Among the shadow rapporteurs, Damien Boeselager (Greens/DEU) broadly endorsed this minimalist approach, while drawing a clear distinction between two objectives that he argued should not be conflated: safeguarding cash-like features through an offline digital euro and creating a sovereign option for online payments. Repeatedly, speakers across political groups returned to the same conclusion: simplicity was not a weakness, but a safeguard against both technical failure and political backlash.

Evelyn Regner (S&D/AUT) placed stronger emphasis on public control and democratic accountability, explicitly comparing payment infrastructure to other core public functions. In her view, the question was not whether private payment systems should exist, but whether Europe could afford to leave such a critical layer of its economy entirely outside public control in a volatile geopolitical environment. She also expressed frustration at the time already lost on the file, arguing that Parliament could and should have moved faster.

“For us, the digital euro would mean the end of freedom.” – MEP Siegbert Droese (ESN/DEU)

Risk management

From the Renew group, Ľudovít Ódor (Renew/SVK) framed the debate in pragmatic risk-management terms. He argued that the downside of acting now was limited—higher costs or administrative complexity—while the downside of continued inaction was far greater. Waiting indefinitely for a private-sector solution, he suggested, was no longer realistic given the strategic vulnerabilities repeatedly identified during the discussion.

That dilemma was crystallised most sharply by Luděk Niedermayer (EPP/CZE), who reduced the issue to a single, stark choice:

“We have in Europe effective digital pan-European payment systems, and they are called Visa and Mastercard. Are we happy about it or not? Do we want the situation to continue, especially in current geopolitical circumstances, or not?”

From his perspective, the digital euro was less a revolutionary innovation than an insurance option: a way to ensure Europe retained a fallback public payment instrument without undermining the role of cash.

We have in Europe effective digital pan-European payment systems, and they are called Visa and Mastercard.
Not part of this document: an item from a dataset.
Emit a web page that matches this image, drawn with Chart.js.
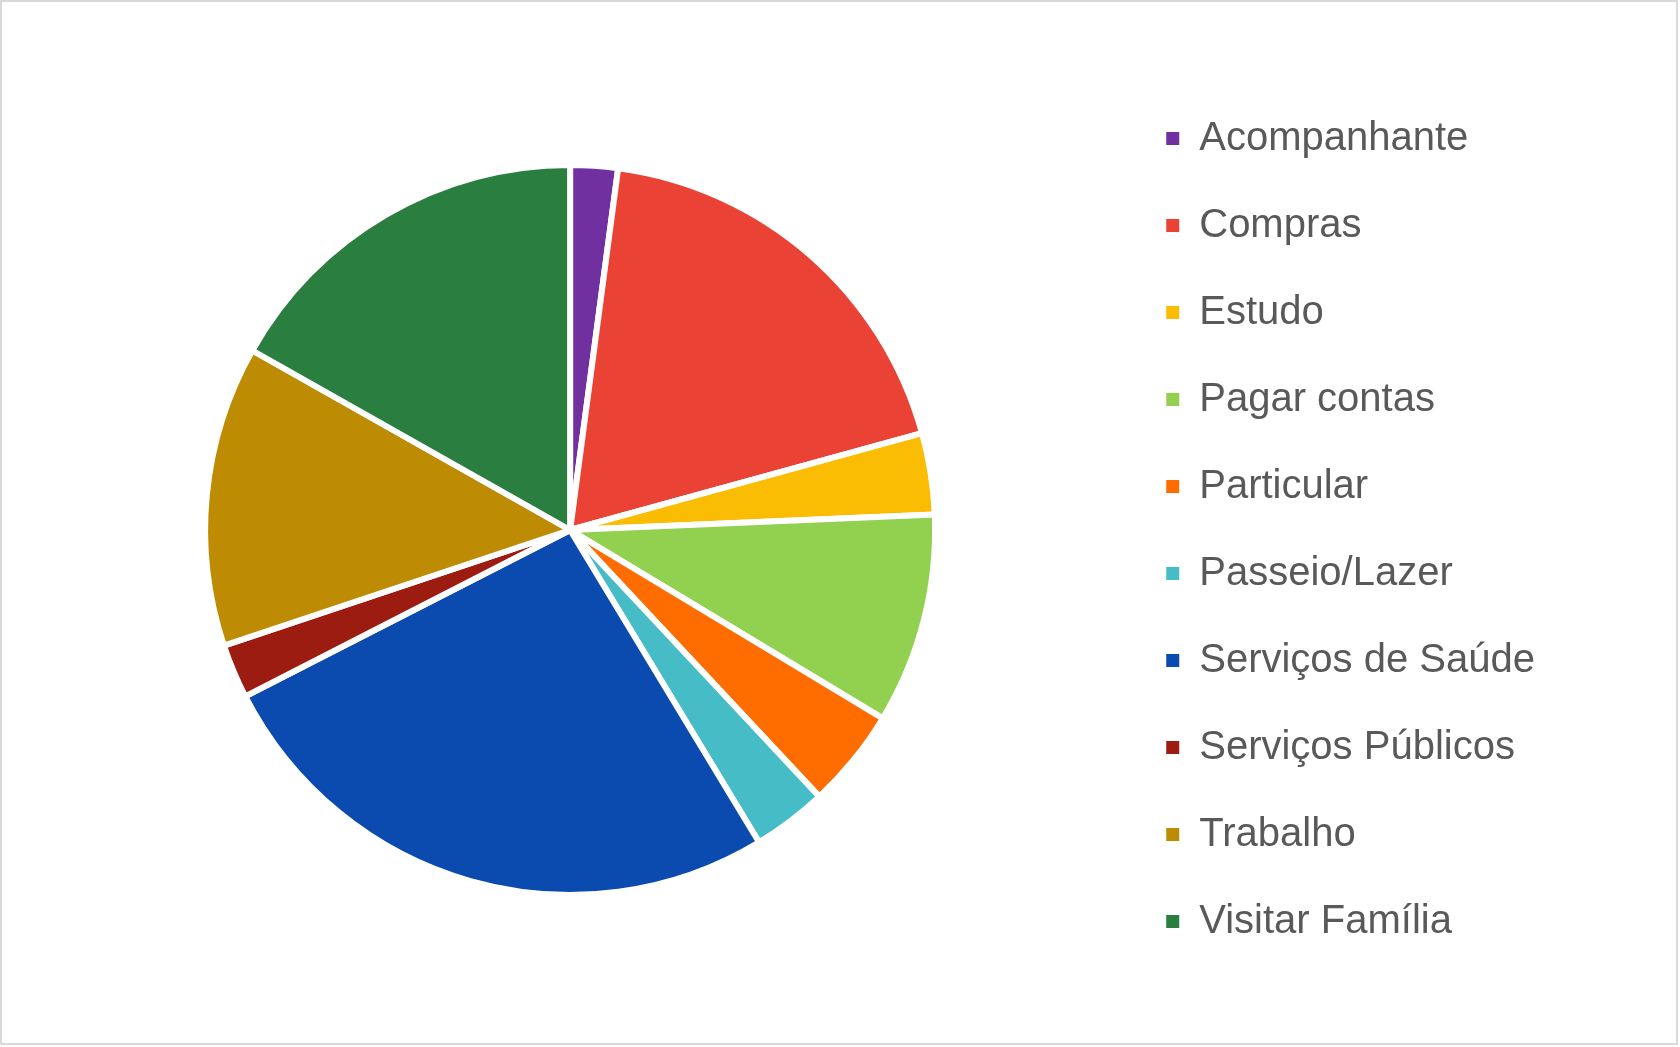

Are we happy about it or not? – MEP Luděk Niedermayer (EPP/CZE)

cash
Cash, digital or both? / Photo: Pixabay.com

Outright against

Outside the mainstream groups, AfD member Siegbert Droese (DEU), rejected the proposal outright, framing the digital euro as an existential threat to personal freedom rather than a response to geopolitical risk. His intervention provided the sharpest counterpoint of the session:

“For us, the digital euro would mean the end of freedom.”

He described the project as “a huge experiment” and argued that his group’s amendments were intended not to improve the proposal but to set firm legal red lines against surveillance, programmability and what he perceived as the erosion of cash. “We basically reject the project,” he stressed.

Time shortage leaves MEP bent out of shape

The intensity of the debate briefly spilled into procedure when MEP Markus Feber (EPP/DEU) challenged the chair Aurore Lalucq over speaking time, arguing that the issue was too important to be constrained by strict limits. The exchange, which saw the Chair firmly reassert control of the agenda while acknowledging the importance of the topic, underlined both the political sensitivity of the file and the pressure to move the discussion forward.

In closing, rapporteur Fernando Navarrete returned to the need for realism and convergence. Dissatisfaction with Europe’s current reliance on Visa and Mastercard, he reiterated, did not imply a single predetermined solution. But he pointed to areas of broad agreement that could form the basis of a compromise: legal tender status, simplicity, low cost, device neutrality and the explicit exclusion of programmability. On that foundation, he argued, Parliament could shape a digital euro that strengthens Europe’s payment sovereignty without overreaching—and without promising more than the instrument can deliver.